Siamo in un piccolo paese della Svezia. Kim (Tuva Jagell), Momo (Louise Nyvall) e Bella (Wilma Holmén) sono tre amiche adolescenti, la cui “diversità” dagli altri ragazzi della scuola che frequentano le espone alle angherie, alle sopraffazioni e alle prese in giro degli altri.
La sera le tre ragazze si incontrano nella serra dove Bella si dedica al giardinaggio e qui chiacchierano e giocano. Un giorno nella serra di Bella nasce una strana pianta dal fiore nero, che trasuda uno strano liquido che odora di vaniglia. Le ragazze decidono di assaggiarlo e magicamente si trasformano in ragazzi.
Questa possibilità crea in loro una straordinaria eccitazione per le possibilità che tale magia apre loro davanti e perché nella loro temporanea identità maschile non solo nessuno le prende in giro, ma molte cose che erano loro precluse diventano possibili.
Il cambio di sesso - che per Momo e Bella è un gioco che perde rapidamente di interesse - per Kim diventa invece straordinaria occasione di conoscenza di sé e di ricerca della propria reale identità. Kim nei suoi panni maschili trova la propria vera natura e il corpo cui sente veramente di appartenere, sebbene la ritrovata unità tra mente e corpo non necessariamente porti con sé un'identità sessuale altrettanto definita e conseguente.
L'amicizia tra le tre ragazze viene messa in discussione da questa vicenda, mentre Kim procede in solitudine il suo percorso di scoperta che è però anche un percorso di smarrimento di sé. Le dinamiche relazionali si complicano in un inseguirsi di possibilità identitarie che sembrano non trovare quadrature. Quando la pianta magica muore e Momo – per porre fine a quello che è diventato un gioco sempre più pericoloso - dà fuoco alla serra in cui la pianta è conservata, chi resta intrappolata in un assurdo mondo di mezzo è Kim che di fronte a un corpo nel quale non si riconosce è ormai in un vicolo cieco.

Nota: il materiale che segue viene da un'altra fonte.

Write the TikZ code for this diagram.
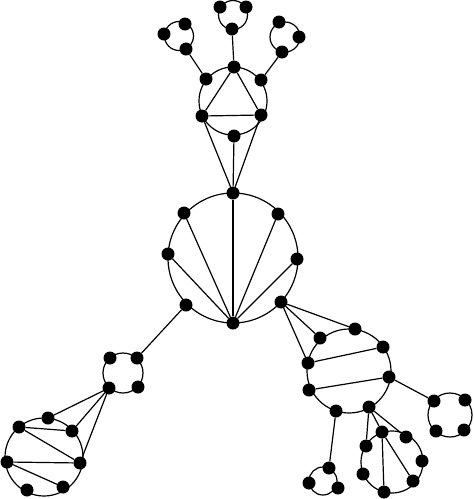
\documentclass[tikz,border=0pt]{standalone}
\usepackage{tikz}
\usetikzlibrary{positioning}

\tikzset{
  dot/.style={circle, fill=black, inner sep=0pt, minimum size=13pt},
  ring/.style={draw=black, line width=1.2pt},
  edge/.style={draw=black, line width=1.2pt}
}

\begin{document}
\begin{tikzpicture}[x=1pt, y=-1pt]
\useasboundingbox (0,0) rectangle (474,499);

% Rings
\draw[ring] (233,15) circle (14.5pt);
\draw[ring] (179,36) circle (14.5pt);
\draw[ring] (285,37) circle (15pt);
\draw[ring] (233,101) circle (34pt);
\draw[ring] (233,258) circle (65pt);
\draw[ring] (123,373) circle (20pt);
\draw[ring] (44,457) circle (39pt);
\draw[ring] (349,371) circle (42pt);
\draw[ring] (450,415) circle (22pt);
\draw[ring] (323,481) circle (14pt);
\draw[ring] (392,462) circle (31pt);

% Top small cycles
\node[dot] (um1) at (220,7) {};
\node[dot] (um2) at (246,7) {};
\node[dot] (um3) at (232,29) {};
\node[dot] (ul1) at (164,34) {};
\node[dot] (ul2) at (185,24) {};
\node[dot] (ul3) at (186,49) {};
\node[dot] (ur1) at (279,22) {};
\node[dot] (ur2) at (299,37) {};
\node[dot] (ur3) at (282,52) {};

% Top ring
\node[dot] (t1) at (234,67) {};
\node[dot] (t2) at (206,79) {};
\node[dot] (t3) at (261,80) {};
\node[dot] (t4) at (202,116) {};
\node[dot] (t5) at (261,115) {};
\node[dot] (t6) at (234,136) {};

% Middle ring
\node[dot] (m1) at (233,193) {};
\node[dot] (m2) at (184,213) {};
\node[dot] (m3) at (278,214) {};
\node[dot] (m4) at (168,254) {};
\node[dot] (m5) at (297,259) {};
\node[dot] (m6) at (186,305) {};
\node[dot] (m7) at (281,302) {};
\node[dot] (m8) at (233,323) {};

% Square cycle
\node[dot] (s1) at (110,358) {};
\node[dot] (s2) at (137,358) {};
\node[dot] (s3) at (109,388) {};
\node[dot] (s4) at (138,387) {};

% Bottom left ring
\node[dot] (b1) at (48,418) {};
\node[dot] (b2) at (19,427) {};
\node[dot] (b3) at (72,431) {};
\node[dot] (b4) at (7,462) {};
\node[dot] (b5) at (80,463) {};
\node[dot] (b6) at (27,490) {};
\node[dot] (b7) at (63,487) {};

% Right ring
\node[dot] (r1) at (355,329) {};
\node[dot] (r2) at (320,338) {};
\node[dot] (r3) at (308,363) {};
\node[dot] (r4) at (383,347) {};
\node[dot] (r5) at (389,377) {};
\node[dot] (r6) at (309,390) {};
\node[dot] (r7) at (336,411) {};
\node[dot] (r8) at (369,407) {};

% Far right cycle
\node[dot] (q1) at (434,401) {};
\node[dot] (q2) at (465,400) {};
\node[dot] (q3) at (436,431) {};
\node[dot] (q4) at (464,430) {};

% Bottom small cycle
\node[dot] (p1) at (329,468) {};
\node[dot] (p2) at (309,483) {};
\node[dot] (p3) at (338,488) {};

% Bottom medium ring
\node[dot] (d1) at (382,432) {};
\node[dot] (d2) at (406,437) {};
\node[dot] (d3) at (366,446) {};
\node[dot] (d4) at (422,461) {};
\node[dot] (d5) at (363,474) {};
\node[dot] (d6) at (413,481) {};
\node[dot] (d7) at (384,492) {};

% Edges
\foreach \a/\b in {um3/t1, ul3/t2, ur3/t3, t1/t4, t1/t5, t4/t5, t4/m1, t5/m1, t6/m1,
                   m8/m1, m8/m2, m8/m3, m8/m4, m8/m5,
                   m6/s2, s3/b1, s3/b3, s3/b5, b2/b3, b2/b5, b4/b5, b4/b7,
                   m7/r1, m7/r2, m7/r3, r3/r4, r6/r5, r5/q1, r7/p1,
                   r8/d1, r8/d2, r8/d3, d1/d7, d1/d6}
  \draw[edge] (\a) -- (\b);

\end{tikzpicture}
\end{document}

L'idea di questo film di Alexandra-Therese Keining è molto interessante e devo dire che, quando a suo tempo avevo studiato il programma della Festa del cinema, la lettura della trama mi aveva immediatamente incuriosita. Al termine della visione devo riconoscere che si tratta di un film coraggioso, che sul tema dell'identità di genere è capace di sfidare qualunque categorizzazione e modello acquisito (altro che stupidaggini sulla teoria gender di cui si parla tanto in Italia ultimamente). Anche sul piano cinematografico è certamente un film ambizioso che si muove in quel terreno che sta tra i film a tematica adolescenziale e quelli un po' fanta-gotici.
Alla fine però la sensazione che la regista abbia voluto osare troppo e calcare un po' troppo la mano è forte e inevitabilmente il film ne risulta squilibrato sul piano sia visivo sia narrativo (sarebbe interessante verificare se altrettanto si può dire del romanzo da cui è tratta la sceneggiatura del film). Come se il volume alzato un po' troppo avesse in qualche modo distorto il suono di una melodia che invece avrebbe potuto essere molto bella e interessante.